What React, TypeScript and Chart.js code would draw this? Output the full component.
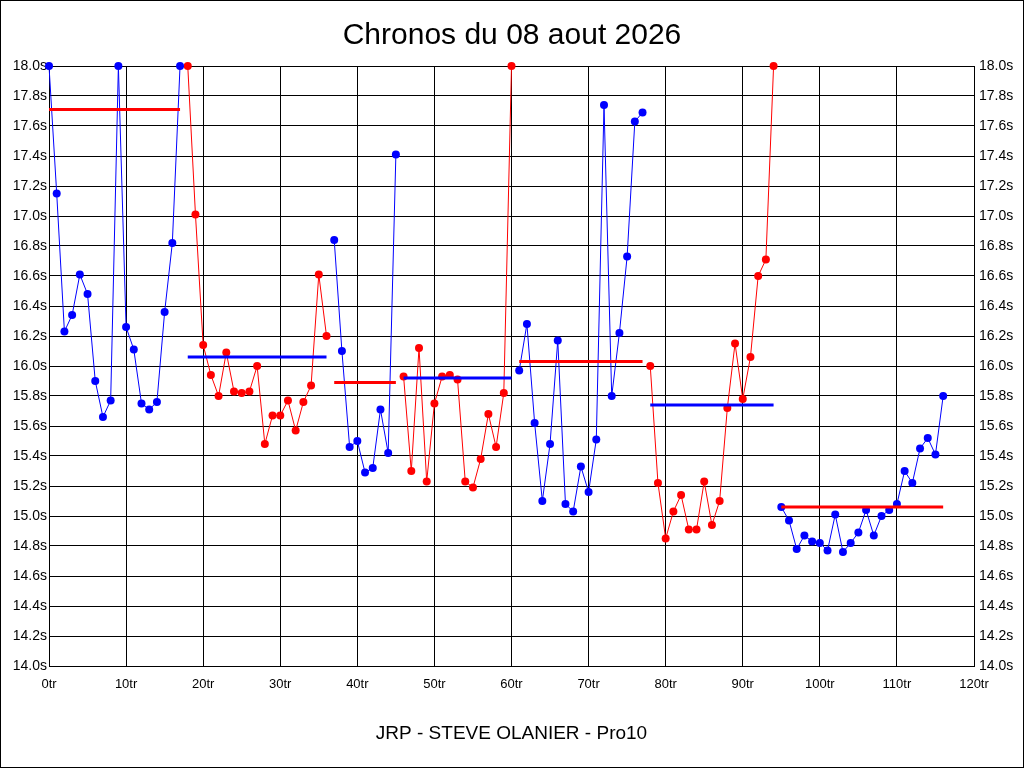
import React, { useEffect, useRef } from "react";
import { Chart, registerables } from "chart.js";

Chart.register(...registerables);

// lap times (s), one per lap from 0tr to 116tr
const lapTimes = [
	18.0, 17.15, 16.23, 16.34, 16.61, 16.48, 15.9, 15.66, 15.77, 18.0,
	16.26, 16.11, 15.75, 15.71, 15.76, 16.36, 16.82, 18.0,
	18.0, 17.01, 16.14, 15.94, 15.8, 16.09, 15.83, 15.82, 15.83, 16.0,
	15.48, 15.67, 15.67, 15.77, 15.57, 15.76, 15.87, 16.61, 16.2,
	16.84, 16.1, 15.46, 15.5, 15.29, 15.32, 15.71, 15.42, 17.41,
	15.93, 15.3, 16.12, 15.23, 15.75, 15.93, 15.94, 15.91, 15.23, 15.19,
	15.38, 15.68, 15.46, 15.82, 18.0,
	15.97, 16.28, 15.62, 15.1, 15.48, 16.17, 15.08, 15.03, 15.33, 15.16,
	15.51, 17.74, 15.8, 16.22, 16.73, 17.63, 17.69,
	16.0, 15.22, 14.85, 15.03, 15.14, 14.91, 14.91, 15.23, 14.94, 15.1,
	15.72, 16.15, 15.78, 16.06, 16.6, 16.71, 18.0,
	15.06, 14.97, 14.78, 14.87, 14.83, 14.82, 14.77, 15.01, 14.76, 14.82,
	14.89, 15.04, 14.87, 15.0, 15.04, 15.08, 15.3, 15.22, 15.45, 15.52,
	15.41, 15.8,
];

// relays: first and last lap of each, and their average
const stintStarts = [0, 18, 37, 46, 61, 78, 95];
const stintEnds = [17, 36, 45, 60, 77, 94, 116];
const stintAverages = [17.71, 16.06, 15.89, 15.92, 16.03, 15.74, 15.06];
const stintColors = ["#0000ff", "#ff0000", "#0000ff", "#ff0000", "#0000ff", "#ff0000", "#0000ff"];
const averageColors = ["#ff0000", "#0000ff", "#ff0000", "#0000ff", "#ff0000", "#0000ff", "#ff0000"];

const FONT = "'Liberation Sans', Arial, sans-serif";

const App: React.FC = () => {
	const chartRef = useRef<HTMLCanvasElement>(null);
	const chartInstanceRef = useRef<Chart>();

	useEffect(() => {
		if (!chartRef.current) return;
		if (chartInstanceRef.current) chartInstanceRef.current.destroy();

		const datasets: any[] = [];
		stintStarts.forEach((start, i) => {
			const end = stintEnds[i];
			datasets.push({
				data: [
					{ x: start, y: stintAverages[i] },
					{ x: end, y: stintAverages[i] },
				],
				borderColor: averageColors[i],
				borderWidth: 3,
				pointRadius: 0,
				fill: false,
			});
			const pts = [];
			for (let k = start; k <= end; k++) pts.push({ x: k, y: lapTimes[k] });
			datasets.push({
				data: pts,
				borderColor: stintColors[i],
				backgroundColor: stintColors[i],
				borderWidth: 1,
				pointRadius: 4,
				pointBorderWidth: 0,
				fill: false,
			});
		});

		const yTicks = {
			stepSize: 0.2,
			color: "#000",
			font: { family: FONT, size: 14 },
			callback: (v: any) => Number(v).toFixed(1) + "s",
		};

		chartInstanceRef.current = new Chart(chartRef.current, {
			type: "line",
			data: { datasets },
			options: {
				animation: false,
				responsive: true,
				maintainAspectRatio: false,
				clip: false as any,
				layout: { padding: 0 },
				plugins: {
					legend: { display: false },
					tooltip: { enabled: false },
					title: {
						display: true,
						text: "Chronos du 08 aout 2026",
						color: "#000",
						font: { family: FONT, size: 30, weight: "normal" },
						padding: { top: 17, bottom: 12 },
					},
				},
				scales: {
					x: {
						type: "linear",
						min: 0,
						max: 120,
						ticks: {
							stepSize: 10,
							padding: 11,
							color: "#000",
							maxRotation: 0,
							font: { family: FONT, size: 13 },
							callback: (v: any) => v + "tr",
						},
						grid: { color: "#000", lineWidth: 1, drawTicks: false },
						border: { color: "#000" },
						title: {
							display: true,
							text: "JRP - STEVE OLANIER - Pro10",
							color: "#000",
							font: { family: FONT, size: 19 },
							padding: { top: 0, bottom: 22 },
						},
						afterFit: (scale: any) => {
							scale.height = 101;
						},
					},
					y: {
						type: "linear",
						position: "left",
						min: 14,
						max: 18,
						ticks: { ...yTicks, padding: 2 },
						grid: { color: "#000", lineWidth: 1, drawTicks: false },
						border: { color: "#000" },
						afterFit: (scale: any) => {
							scale.width = 48;
						},
					},
					y2: {
						type: "linear",
						position: "right",
						min: 14,
						max: 18,
						ticks: { ...yTicks, padding: 5 },
						grid: { drawOnChartArea: false, drawTicks: false },
						border: { color: "#000" },
						afterFit: (scale: any) => {
							scale.width = 49;
						},
					},
				},
			} as any,
		});

		return () => {
			if (chartInstanceRef.current) {
				chartInstanceRef.current.destroy();
				chartInstanceRef.current = undefined;
			}
		};
	}, []);

	return (
		<div
			style={{
				position: "fixed",
				left: 0,
				top: 0,
				width: "1024px",
				height: "768px",
				boxSizing: "border-box",
				border: "1px solid #000",
				backgroundColor: "white",
			}}
		>
			<div style={{ position: "relative", width: "1022px", height: "766px" }}>
				<canvas ref={chartRef} />
			</div>
		</div>
	);
};

export default App;
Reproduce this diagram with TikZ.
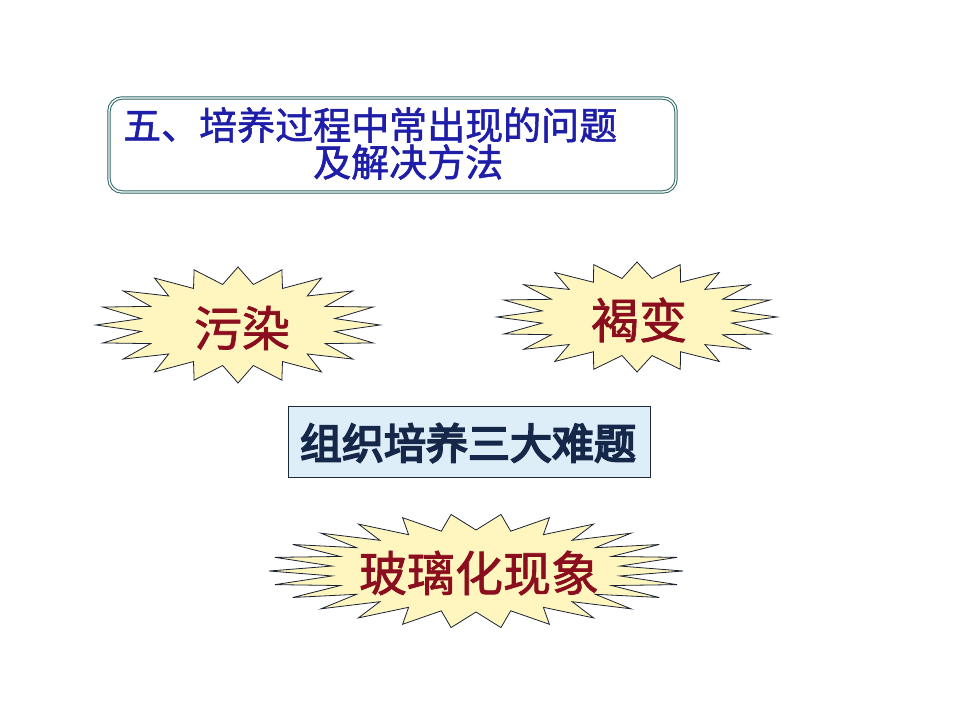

-- Directions --
Quote the records above exactly, from the first line through the line containing "Chart.register(...registerables);", and leave out the pictures.

-- Written answer --
What React, TypeScript and Chart.js code would draw this? Output the full component.
import React, { useEffect, useRef } from "react";
import { Chart, registerables } from "chart.js";

Chart.register(...registerables);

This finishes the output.